Verhandlungstermin am 9. Februar 2024 um 9.30 Uhr in Sachen V ZR 80/23 (Nichtigkeit der während der Corona-Pandemie in einer sog. Vertreterversammlung gefassten Beschlüsse der Gemeinschaft der Wohnungseigentümer?)
Der V. Zivilsenat des Bundesgerichtshofs hat in einem Verfahren darüber zu entscheiden, ob während der Corona-Pandemie gefasste Beschlüsse einer Gemeinschaft der Wohnungseigentümer nichtig oder nur anfechtbar sind, wenn die Wohnungseigentümer an der Eigentümerversammlung nur durch Erteilung einer Vollmacht an den Verwalter teilnehmen konnten.
Sachverhalt:
Die Kläger sind Mitglieder der beklagten Gemeinschaft der Wohnungseigentümer. Deren Verwalterin lud zu einer am 24. November 2020 "schriftlich" stattfindenden Eigentümerversammlung ein, verbunden mit der Aufforderung an die Wohnungseigentümer, ihr unter Verwendung beigefügter Formulare eine Vollmacht und Weisungen für die Stimmabgabe zu erteilen. Fünf von vierundzwanzig Wohnungseigentümern kamen der Aufforderung nach und bevollmächtigten die Verwalterin; die Kläger erteilten keine Vollmacht. In der Eigentümerversammlung war nur die Verwalterin anwesend. Diese übersandte das Protokoll der Versammlung mit den von ihr gefassten Beschlüssen mit Schreiben vom 24. November 2020 an die Wohnungseigentümer.
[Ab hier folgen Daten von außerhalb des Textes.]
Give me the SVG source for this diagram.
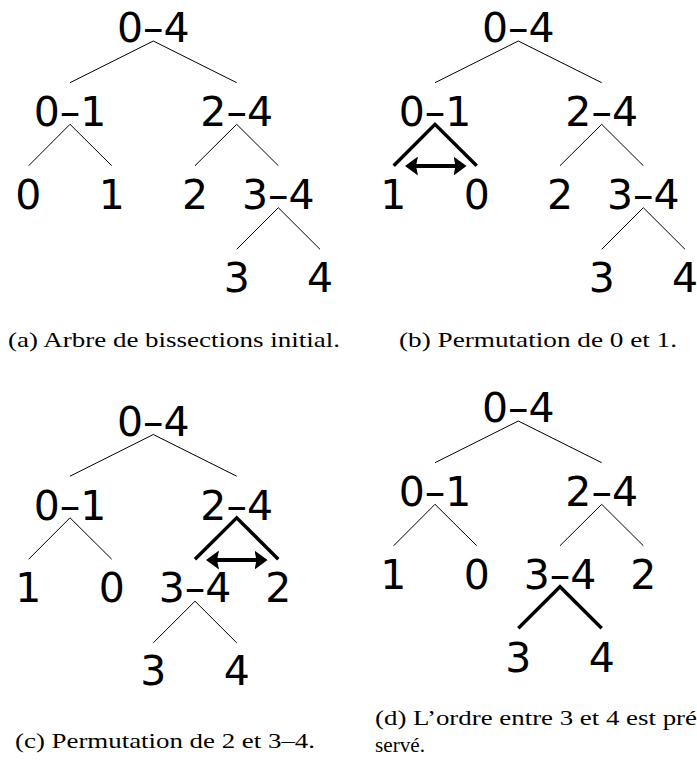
<svg xmlns="http://www.w3.org/2000/svg" width="697" height="762" viewBox="0 0 697 762">
<style>
.lbl{font-family:"DejaVu Sans",sans-serif;font-size:41px;fill:#000;text-anchor:middle}
.cap{font-family:"Liberation Serif",serif;font-size:22px;fill:#000}
.thin{stroke:#000;stroke-width:1;fill:none}
.thick{stroke:#000;stroke-width:3.4;fill:none}
.arr{stroke:#000;stroke-width:4;fill:none;marker-start:url(#ah);marker-end:url(#ah)}
</style>
<defs>
<marker id="ah" markerUnits="userSpaceOnUse" viewBox="0 0 13 19" markerWidth="13" markerHeight="19" refX="5" refY="9.5" orient="auto-start-reverse">
<path d="M0,0 L13,9.5 L0,19 L2,9.5 Z" fill="#000"/>
</marker>
</defs>

<!-- Panel (a) -->
<g id="panel-a">
<g id="a-connectors">
<path class="thin" d="M153.3,41 L70,82.7 M153.3,41 L236.7,82.7"/>
<path class="thin" d="M70,124.3 L28.7,165.7 M70,124.3 L111.7,165.7"/>
<path class="thin" d="M236.7,124.3 L195,165.7 M236.7,124.3 L278.3,165.7"/>
<path class="thin" d="M278.3,207.7 L236.7,249.3 M278.3,207.7 L320,249.3"/>
</g>
<g id="a-n04"><text class="lbl" x="153.3" y="42">0–4</text></g>
<g id="a-n01"><text class="lbl" x="70" y="126">0–1</text></g>
<g id="a-n24"><text class="lbl" x="236.7" y="126">2–4</text></g>
<g id="a-n0"><text class="lbl" x="28.3" y="208.5">0</text></g>
<g id="a-n1"><text class="lbl" x="111.7" y="208.5">1</text></g>
<g id="a-n2"><text class="lbl" x="195" y="208.5">2</text></g>
<g id="a-n34"><text class="lbl" x="278.3" y="208.5">3–4</text></g>
<g id="a-n3"><text class="lbl" x="236.7" y="291.5">3</text></g>
<g id="a-n4"><text class="lbl" x="320" y="291.5">4</text></g>
<text class="cap" x="8" y="347" textLength="332" lengthAdjust="spacingAndGlyphs">(a) Arbre de bissections initial.</text>
</g>

<!-- Panel (b) -->
<g id="panel-b" transform="translate(365,0)">
<g id="b-connectors">
<path class="thin" d="M153.3,41 L70,82.7 M153.3,41 L236.7,82.7"/>
<path class="thick" d="M28.7,165.7 L70,124.3 L111.7,165.7"/>
<path class="thin" d="M236.7,124.3 L195,165.7 M236.7,124.3 L278.3,165.7"/>
<path class="thin" d="M278.3,207.7 L236.7,249.3 M278.3,207.7 L320,249.3"/>
<line class="arr" x1="48" y1="166" x2="93.5" y2="166"/>
</g>
<g id="b-n04"><text class="lbl" x="153.3" y="42">0–4</text></g>
<g id="b-n01"><text class="lbl" x="70" y="126">0–1</text></g>
<g id="b-n24"><text class="lbl" x="236.7" y="126">2–4</text></g>
<g id="b-n1"><text class="lbl" x="28.3" y="208.5">1</text></g>
<g id="b-n0"><text class="lbl" x="111.7" y="208.5">0</text></g>
<g id="b-n2"><text class="lbl" x="195" y="208.5">2</text></g>
<g id="b-n34"><text class="lbl" x="278.3" y="208.5">3–4</text></g>
<g id="b-n3"><text class="lbl" x="236.7" y="291.5">3</text></g>
<g id="b-n4"><text class="lbl" x="320" y="291.5">4</text></g>
<text class="cap" x="34" y="347" textLength="278" lengthAdjust="spacingAndGlyphs">(b) Permutation de 0 et 1.</text>
</g>

<!-- Panel (c) -->
<g id="panel-c" transform="translate(0,393.5)">
<g id="c-connectors">
<path class="thin" d="M153.3,41 L70,82.7 M153.3,41 L236.7,82.7"/>
<path class="thin" d="M70,124.3 L28.7,165.7 M70,124.3 L111.7,165.7"/>
<path class="thick" d="M195,165.7 L236.7,124.3 L278.3,165.7"/>
<path class="thin" d="M195,207.7 L153.3,249.3 M195,207.7 L236.7,249.3"/>
<line class="arr" x1="214" y1="166.5" x2="259.5" y2="166.5"/>
</g>
<g id="c-n04"><text class="lbl" x="153.3" y="42">0–4</text></g>
<g id="c-n01"><text class="lbl" x="70" y="126">0–1</text></g>
<g id="c-n24"><text class="lbl" x="236.7" y="126">2–4</text></g>
<g id="c-n1"><text class="lbl" x="28.3" y="208.5">1</text></g>
<g id="c-n0"><text class="lbl" x="111.7" y="208.5">0</text></g>
<g id="c-n34"><text class="lbl" x="195" y="208.5">3–4</text></g>
<g id="c-n2"><text class="lbl" x="278.3" y="208.5">2</text></g>
<g id="c-n3"><text class="lbl" x="153.3" y="291.5">3</text></g>
<g id="c-n4"><text class="lbl" x="236.7" y="291.5">4</text></g>
<text class="cap" x="15" y="354.5" textLength="300" lengthAdjust="spacingAndGlyphs">(c) Permutation de 2 et 3–4.</text>
</g>

<!-- Panel (d) -->
<g id="panel-d" transform="translate(365,380)">
<g id="d-connectors">
<path class="thin" d="M153.3,41 L70,82.7 M153.3,41 L236.7,82.7"/>
<path class="thin" d="M70,124.3 L28.7,165.7 M70,124.3 L111.7,165.7"/>
<path class="thin" d="M236.7,124.3 L195,165.7 M236.7,124.3 L278.3,165.7"/>
<path class="thick" d="M153.3,248.3 L195,206.7 L236.7,248.3"/>
</g>
<g id="d-n04"><text class="lbl" x="153.3" y="42">0–4</text></g>
<g id="d-n01"><text class="lbl" x="70" y="126">0–1</text></g>
<g id="d-n24"><text class="lbl" x="236.7" y="126">2–4</text></g>
<g id="d-n1"><text class="lbl" x="28.3" y="208.5">1</text></g>
<g id="d-n0"><text class="lbl" x="111.7" y="208.5">0</text></g>
<g id="d-n34"><text class="lbl" x="195" y="208.5">3–4</text></g>
<g id="d-n2"><text class="lbl" x="278.3" y="208.5">2</text></g>
<g id="d-n3"><text class="lbl" x="153.3" y="291.5">3</text></g>
<g id="d-n4"><text class="lbl" x="236.7" y="291.5">4</text></g>
<text class="cap" x="10" y="345" textLength="322" lengthAdjust="spacingAndGlyphs">(d) L’ordre entre 3 et 4 est pré</text>
<text class="cap" x="10" y="372" textLength="50" lengthAdjust="spacingAndGlyphs">servé.</text>
</g>
</svg>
Bisheriger Prozessverlauf:
Die Beschlussmängelklage der Kläger hat das Amtsgericht wegen Ablaufs der einmonatigen Frist für die Anfechtungsklage abgewiesen. Auf die Berufung der Kläger hat das Landgericht die Beschlüsse für nichtig erklärt. Mit der von dem Landgericht zugelassenen Revision will die Beklagte die Wiederherstellung des amtsgerichtlichen Urteils erreichen.
Das Landgericht hält die Versäumung der Anfechtungsfrist für unschädlich, weil die in der Eigentümerversammlung vom 24. November 2020 gefassten Beschlüsse nach § 23 Abs. 4 Satz 1 WEG nichtig seien. Die Nichtigkeit folge aus einer Verletzung des individuellen Rechts eines jeden Wohnungseigentümers auf persönliche Teilnahme an einer Eigentümerversammlung. Das Einladungsschreiben der Verwalterin habe von den Wohnungseigentümern nur so verstanden werden können, dass eine persönliche Teilnahme an der Versammlung nicht möglich sei und die Ausübung des Teilhabe- und Stimmrechts allein durch die Bevollmächtigung der Verwalterin erfolgen könne. Darin sei eine Ausladung der Eigentümer und ein Eingriff in den unantastbaren Kernbereich des Wohnungseigentumsrechts zu sehen. Dieser Eingriff sei nicht mit der Corona-Pandemie und den damit einhergehenden Kontaktbeschränkungen aufgrund der Gesetze und Verordnungen zum Infektionsschutz zu rechtfertigen. Zur Bewältigung der Auswirkungen der pandemiebedingten Beschränkungen habe der Gesetzgeber in § 6 des Gesetzes über Maßnahmen im Gesellschafts-, Genossenschafts-, Vereins-, Stiftungs- und Wohnungseigentumsrecht lediglich die Fortgeltung einer Verwalterbestellung und eines beschlossenen Wirtschaftsplans geregelt. Für die Durchführung von Eigentümerversammlungen habe er dagegen keine Regelungen getroffen. Die Wohnungseigentümer müssten sich deshalb an die geltenden Vorschriften des Infektionsschutzgesetzes und die darauf gestützten landesrechtlichen Verordnungen einerseits und die wohnungseigentumsrechtlichen Vorgaben andererseits halten.